The Akutagawa Prize Reading Challenge

I found the writing style of 博士 rather straightforward; really looking forward to reading another 小川洋子 book!
乳と卵 is much harder, especially if you’re unfamiliar with more casual language. The long sentences require quite a bit of focus (I can’t even imagine how much effort it would take to break them down formally), and if you aren’t familiar with how people (natives) tell stories, with switching perspectives without explicitly naming the other party / without using pronouns, use of active vs passive voice, ていた vs た, use of ます in a subclause to indicate a quote, and so on, I would imagine it’s quite difficult to keep track of the sentences.

In 雪国 the difficulty for me was more about being able to imagine the scene. There were sudden time skips, and due to the story being set almost a hundred years ago, some things / scenes / objects were simply unfamiliar. So sometimes I wasn’t able to make sense of a passage even when reading it several times; other times I just couldn’t be bothered.
乳と卵 is set in modern times, which takes away one hurdle at least. However the sentences really are about 4x the length, which makes it quite annoying to reread passages.

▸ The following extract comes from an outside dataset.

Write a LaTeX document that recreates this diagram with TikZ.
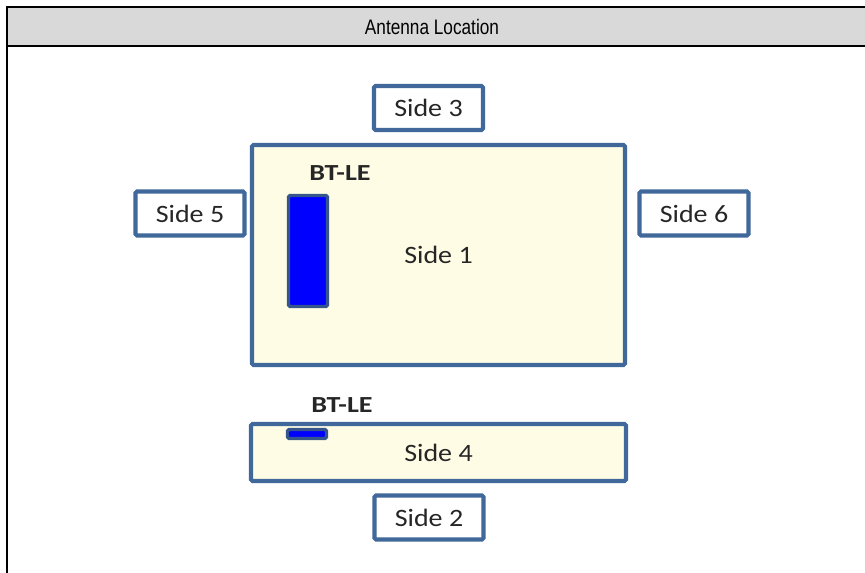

It would probably be quite difficult for the intermediate book club. I think at an intermediate stage it’s probably more beneficial to read books with a clearer sentence structure where you can properly analyze the grammar and where any grammar / context questions have a clear(er) answer. Like 容疑者Xの献身 for example. Of course you could try that with 乳と卵 sentences as well, but most of this casual sentence structure is probably really difficult to formally explain. (I‘m not saying it’s guesswork, but it’s probably more intuition-based?) Of course there’s value in analyzing and studying this writing style as well, but depending on someone’s previous exposure to this sort of casual rambling that you would normally find in a YouTube vlog of someone complaining about work or telling a funny story about their friends, I would imagine it to be quite painful to get through. For people who prefer to reread and analyze sentences frequently, it would probably be a lot of work. As usual, it’s probably easiest to check the sample pages for yourself.

Obviously not every part of this book is as extreme as the snippets I posted, but in general the sentences really are remarkably long. It’s a constant feeling of „wow, this sentence is long, where does it even end?“ and „I want to reread this part but it takes ages to even find the start of the sentence“.

Edit: rereading some parts of the book though, I have to say, the writing style really is quite fun. You can imagine the conversations and her inner monologue really well.